* [Data section]
## BEGIN

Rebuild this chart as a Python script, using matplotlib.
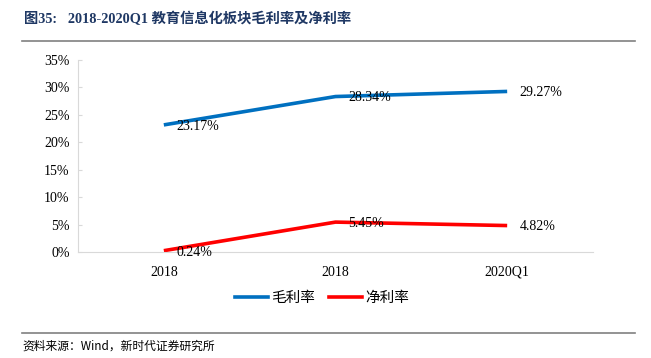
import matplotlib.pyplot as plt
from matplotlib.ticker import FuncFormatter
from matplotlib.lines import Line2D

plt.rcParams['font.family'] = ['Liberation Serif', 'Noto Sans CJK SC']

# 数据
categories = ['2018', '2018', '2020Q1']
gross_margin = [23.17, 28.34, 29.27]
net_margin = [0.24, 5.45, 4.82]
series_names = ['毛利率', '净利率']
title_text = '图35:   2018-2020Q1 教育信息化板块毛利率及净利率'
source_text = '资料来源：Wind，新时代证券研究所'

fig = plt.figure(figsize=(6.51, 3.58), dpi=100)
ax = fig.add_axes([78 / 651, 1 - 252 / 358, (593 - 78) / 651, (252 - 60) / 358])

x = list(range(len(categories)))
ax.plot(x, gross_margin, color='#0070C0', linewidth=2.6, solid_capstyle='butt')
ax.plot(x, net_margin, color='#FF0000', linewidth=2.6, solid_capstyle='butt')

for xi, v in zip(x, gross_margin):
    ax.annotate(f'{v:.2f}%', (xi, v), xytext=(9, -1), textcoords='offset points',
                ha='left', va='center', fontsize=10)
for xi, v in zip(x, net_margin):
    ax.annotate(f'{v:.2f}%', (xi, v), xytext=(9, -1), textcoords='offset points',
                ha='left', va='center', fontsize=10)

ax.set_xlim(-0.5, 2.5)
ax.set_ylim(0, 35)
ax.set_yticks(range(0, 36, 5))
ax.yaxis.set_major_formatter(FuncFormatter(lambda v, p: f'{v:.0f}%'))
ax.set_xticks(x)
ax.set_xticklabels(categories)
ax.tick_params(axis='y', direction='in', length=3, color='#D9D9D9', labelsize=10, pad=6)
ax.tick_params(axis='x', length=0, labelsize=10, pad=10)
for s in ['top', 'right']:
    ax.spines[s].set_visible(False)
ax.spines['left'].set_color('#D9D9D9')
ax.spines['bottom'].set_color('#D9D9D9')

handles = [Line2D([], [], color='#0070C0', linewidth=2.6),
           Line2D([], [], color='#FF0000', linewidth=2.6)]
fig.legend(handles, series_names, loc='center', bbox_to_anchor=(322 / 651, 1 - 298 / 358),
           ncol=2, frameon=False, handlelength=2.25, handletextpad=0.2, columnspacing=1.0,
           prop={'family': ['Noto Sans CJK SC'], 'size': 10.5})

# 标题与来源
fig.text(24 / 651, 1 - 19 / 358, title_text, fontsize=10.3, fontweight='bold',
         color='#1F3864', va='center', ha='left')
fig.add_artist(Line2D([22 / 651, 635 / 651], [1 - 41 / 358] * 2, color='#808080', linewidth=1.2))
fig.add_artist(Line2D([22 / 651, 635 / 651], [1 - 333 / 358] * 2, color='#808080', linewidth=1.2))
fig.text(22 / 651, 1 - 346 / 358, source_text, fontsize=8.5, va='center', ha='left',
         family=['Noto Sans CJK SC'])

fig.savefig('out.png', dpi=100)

## END
## BEGIN

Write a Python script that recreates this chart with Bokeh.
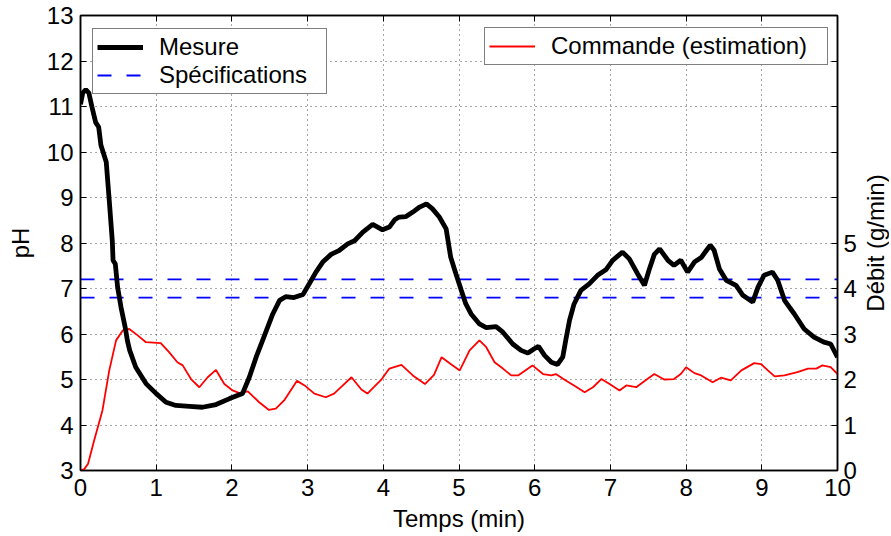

## END
## BEGIN

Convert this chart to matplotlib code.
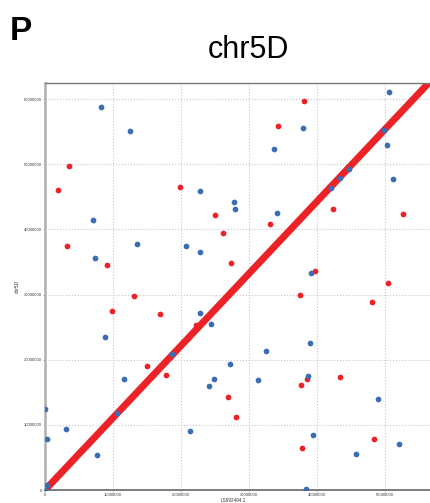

## END

* [Exercise aim]
Check each line above for the string "script", then copy the ones that have it.

* [Output below]
Rebuild this chart as a Python script, using matplotlib.
Write a Python script that recreates this chart with Bokeh.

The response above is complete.